Eric Smith wrote:
Guido van Rossum wrote:
For data types whose output uses only ASCII, would it be acceptable if they always returned an 8-bit string and left it up to the caller to convert it to Unicode? This would apply to all numeric types. (The date/time types have a strftime() style API which means the user must be able to specifiy Unicode.)
I'm finally getting around to finishing this up. The approach I've taken for int, long, and float, is that they take either unicode or str format specifiers, and always return str results. The builtin format() deals with converting str to unicode, if the format specifier was originally unicode. This all works great. It allows me to easily implement both ''.format and u''.format taking int, long, and float parameters.

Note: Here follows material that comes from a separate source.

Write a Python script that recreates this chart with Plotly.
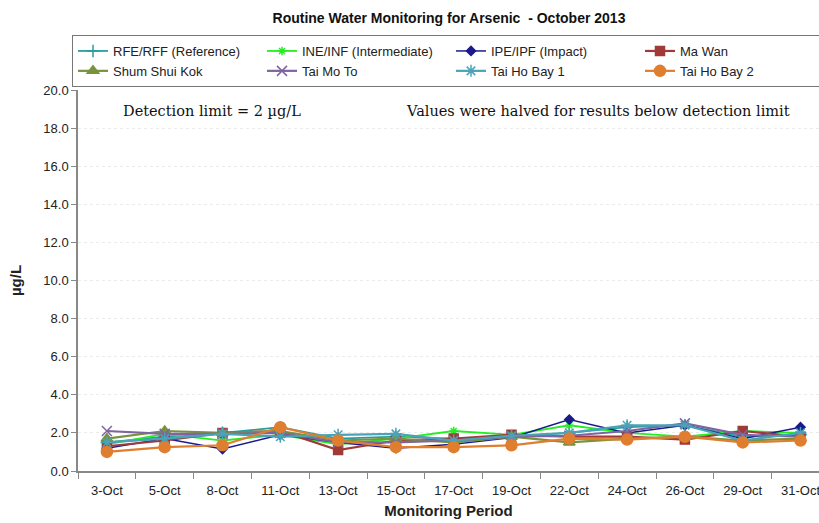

I'm now working on datetime. The __format__ method is really just a wrapper around strftime. I was assuming (or rather hoping) that strftime does the right thing with unicode and str (unicode in = unicode out, str in = str out). But it turns out strftime doesn't accept unicode:
$ ./python Python 2.6a0 (trunk:60845M, Feb 15 2008, 21:09:57) [GCC 4.1.2 20070626 (Red Hat 4.1.2-13)] on linux2 Type "help", "copyright", "credits" or "license" for more information.
import datetime datetime.date.today().strftime('%y')
'08'
datetime.date.today().strftime(u'%y')
Traceback (most recent call last): File "<stdin>", line 1, in <module> TypeError: strftime() argument 1 must be str, not unicode
As part of this task, I'm really not up to the job of changing strftime to support both str and unicode inputs. So I think I'll put all of the __format__ code in place to support it if and when strftime supports unicode. In the meantime, it won't be possible for u''.format to work with datetime objects.
'year: {0:%y}'.format(datetime.date.today())
'year: 08'
u'year: {0:%y}'.format(datetime.date.today())
Traceback (most recent call last): File "<stdin>", line 1, in <module> TypeError: strftime() argument 1 must be str, not unicode
The bad error message is a result of __format__ passing on unicode to strftime.
There are, of course, various ugly ways to work around this involving nested format calls.
Maybe I'll extend strftime to unicode for the PyCon sprint.
Eric.